Conclusion: Ears to Hear
The story of Judah is a standing warning to every generation. It is a warning against the great sin of presumption. It is a warning against thinking that external religious forms can protect us from internal moral rot. And most of all, it is a warning against the fatal condition of a stiff neck.
How does a nation or a person get a stiff neck? By the same process Judah did. It begins with small compromises. It begins by treating the Word of God as a suggestion box rather than a book of commands. It happens when we hear a sermon that convicts us, and we walk away and do nothing. It happens when we read a passage of Scripture that challenges our lifestyle, and we quickly find a way to explain it away. Each act of ignoring God's Word is like a single hammer blow, compacting the soil of our hearts until they become hard, impenetrable, and unable to receive the seed of the Word.
The application for us is therefore sharp and personal. We live in a civilization that has stiffened its neck against the God of the Bible. Our laws, our schools, our entertainment, and increasingly our churches are monuments to this defiance. We have been warned repeatedly, and the calamity is no longer on the horizon; it is at the gates. The smashing of the potter's flask is happening all around us. The foundations are being destroyed.

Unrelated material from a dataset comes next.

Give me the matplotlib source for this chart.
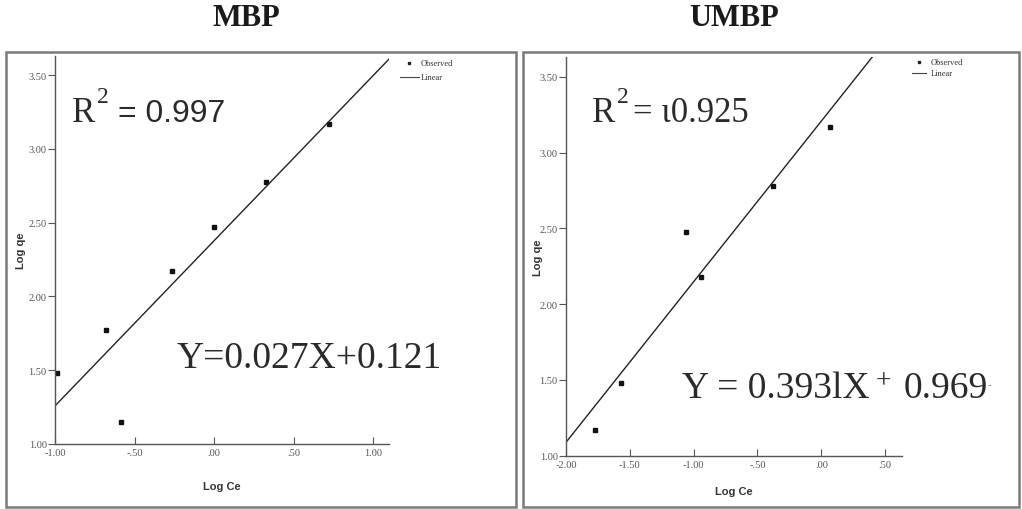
import numpy as np
import matplotlib
matplotlib.use("Agg")
import matplotlib.pyplot as plt
from matplotlib.patches import Rectangle
from matplotlib.lines import Line2D

# ---- data ----
mbp_log_ce = [-0.985, -0.68, -0.583, -0.266, 0.0, 0.325, 0.723]
mbp_log_qe = [1.48, 1.776, 1.15, 2.175, 2.474, 2.776, 3.172]

umbp_log_ce = [-1.773, -1.569, -1.062, -0.944, -0.375, 0.069]
umbp_log_qe = [1.17, 1.478, 2.478, 2.177, 2.781, 3.173]

mbp_xticks = [-1.0, -0.5, 0.0, 0.5, 1.0]
mbp_xticklabels = ["-1.00", "-.50", ".00", ".50", "1.00"]
umbp_xticks = [-2.0, -1.5, -1.0, -0.5, 0.0, 0.5]
umbp_xticklabels = ["-2.00", "-1.50", "-1.00", "-.50", ".00", ".50"]
yticks = [1.0, 1.5, 2.0, 2.5, 3.0, 3.5]
yticklabels = ["1.00", "1.50", "2.00", "2.50", "3.00", "3.50"]

titles = ["MBP", "UMBP"]
r2_values = ["0.997", "\u03b90.925"]

W, H = 1022, 510
fig = plt.figure(figsize=(W / 100, H / 100), dpi=100)
fig.patch.set_facecolor("white")

SERIF = "Liberation Serif"
SANS = "Liberation Sans"


def fx(px):
    return px / W


def fy(py):
    return 1 - py / H


# panel frames
for x0, x1 in [(6, 516), (523, 1019)]:
    fig.patches.append(Rectangle((fx(x0), fy(508)), fx(x1) - fx(x0), fy(53) - fy(508),
                                 transform=fig.transFigure, fill=False,
                                 edgecolor="#7a7a7a", linewidth=1.8))


def make_panel(rect, xs, ys, xlim, xticks, xticklabels):
    ax = fig.add_axes(rect)
    ax.set_xlim(*xlim)
    ax.set_ylim(1.0, 3.63)
    for s in ["top", "right"]:
        ax.spines[s].set_visible(False)
    for s in ["left", "bottom"]:
        ax.spines[s].set_color("#555555")
        ax.spines[s].set_linewidth(1.0)
    ax.set_xticks(xticks)
    ax.set_xticklabels(xticklabels, fontfamily=SERIF, fontsize=7.5, color="#555555")
    ax.set_yticks(yticks)
    ax.set_yticklabels(yticklabels, fontfamily=SERIF, fontsize=7.5, color="#555555")
    ax.tick_params(axis="x", direction="in", length=5, width=0.8, color="#555555", pad=3)
    ax.tick_params(axis="y", direction="out", length=5, width=0.8, color="#555555", pad=1)
    ax.set_xlabel("Log Ce", fontfamily=SANS, fontsize=8, fontweight="bold", color="#333333")
    ax.set_ylabel("Log qe", fontfamily=SANS, fontsize=8, fontweight="bold", color="#333333")

    # observed points
    ax.plot(xs, ys, linestyle="none", marker="s", markersize=2.6, color="#111111")
    # least-squares linear fit across the full x range
    slope, intercept = np.polyfit(xs, ys, 1)
    xl = np.array(xlim)
    ax.plot(xl, slope * xl + intercept, color="#222222", linewidth=1.0)
    return ax


axL = make_panel([fx(55), fy(445), fx(389) - fx(55), fy(57) - fy(445)],
                 mbp_log_ce, mbp_log_qe, (-1.0, 1.10), mbp_xticks, mbp_xticklabels)
axL.xaxis.set_label_coords(0.5, -0.095)
axL.yaxis.set_label_coords(-0.087, 0.5)

axR = make_panel([fx(566), fy(456.7), fx(901.7) - fx(566), fy(58.3) - fy(456.7)],
                 umbp_log_ce, umbp_log_qe, (-2.0, 0.63), umbp_xticks, umbp_xticklabels)
axR.xaxis.set_label_coords(0.5, -0.075)
axR.yaxis.set_label_coords(-0.068, 0.5)

# titles
fig.text(fx(246), fy(19), titles[0], fontfamily=SERIF, fontsize=22, fontweight="bold",
         ha="center", va="center", color="#1a1a1a")
fig.text(fx(734), fy(19), titles[1], fontfamily=SERIF, fontsize=22, fontweight="bold",
         ha="center", va="center", color="#1a1a1a")

# legends
for (dx, dy, lx0, lx1, ly) in [(409, 64, 400, 419, 78), (919, 63, 912, 926, 74)]:
    fig.add_artist(Line2D([fx(dx)], [fy(dy)], marker="s", markersize=2, color="#222222",
                          transform=fig.transFigure))
    fig.text(fx(dx + 12), fy(dy), "Observed", fontfamily=SERIF, fontsize=6,
             ha="left", va="center", color="#333333")
    fig.add_artist(Line2D([fx(lx0), fx(lx1)], [fy(ly), fy(ly)], color="#444444",
                          linewidth=0.8, transform=fig.transFigure))
    fig.text(fx(dx + 12), fy(ly), "Linear", fontfamily=SERIF, fontsize=6,
             ha="left", va="center", color="#333333")

# R-squared annotations
txt_color = "#2a2a2a"
fig.text(fx(72), fy(122), "R", fontfamily=SERIF, fontsize=25, color=txt_color,
         ha="left", va="baseline")
fig.text(fx(97), fy(103), "2", fontfamily=SERIF, fontsize=17, color=txt_color,
         ha="left", va="baseline")
fig.text(fx(118), fy(122), "= " + r2_values[0], fontfamily=SANS, fontsize=23,
         color=txt_color, ha="left", va="baseline")

fig.text(fx(592), fy(122), "R", fontfamily=SERIF, fontsize=25, color=txt_color,
         ha="left", va="baseline")
fig.text(fx(617), fy(103), "2", fontfamily=SERIF, fontsize=17, color=txt_color,
         ha="left", va="baseline")
fig.text(fx(633), fy(122), "= " + r2_values[1], fontfamily=SERIF, fontsize=25,
         color=txt_color, ha="left", va="baseline")

# fitted equations
fig.text(fx(177), fy(368), "Y=0.027X+0.121", fontfamily=SERIF, fontsize=27,
         color=txt_color, ha="left", va="baseline")
fig.text(fx(682), fy(398), "Y = 0.393lX", fontfamily=SERIF, fontsize=27,
         color=txt_color, ha="left", va="baseline")
fig.text(fx(876), fy(388), "+", fontfamily=SERIF, fontsize=20,
         color=txt_color, ha="left", va="baseline")
fig.text(fx(904), fy(398), "0.969", fontfamily=SERIF, fontsize=27,
         color=txt_color, ha="left", va="baseline")
fig.text(fx(988), fy(388), "-", fontfamily=SERIF, fontsize=8,
         color="#777777", ha="left", va="baseline")

fig.savefig("out.png", dpi=100, facecolor="white")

But the gospel announces that there is a cure for a stiff neck. The same God who brings calamity because of sin has brought salvation through His Son. The ultimate judgment, the "entire calamity" that we all deserved, fell upon Jesus Christ at the cross. He bore the full force of the curse for all who would repent and believe. And through the power of His resurrection, He sends His Spirit to perform a divine chiropractic adjustment on our souls. He takes our stiff, stubborn necks and He gives us the grace to bow. He takes our deaf ears and He opens them to hear His voice.
The call, then, is simple. Do not stiffen your neck. Do not be like Judah, who heard the words but refused to listen. Hear the word of judgment against your sin, and flee to the cross. Hear the word of grace in the gospel, and receive it with a soft heart and a bowed head. For the same God who spoke calamity against Jerusalem has spoken life in His Son. And His Word always, always comes to pass.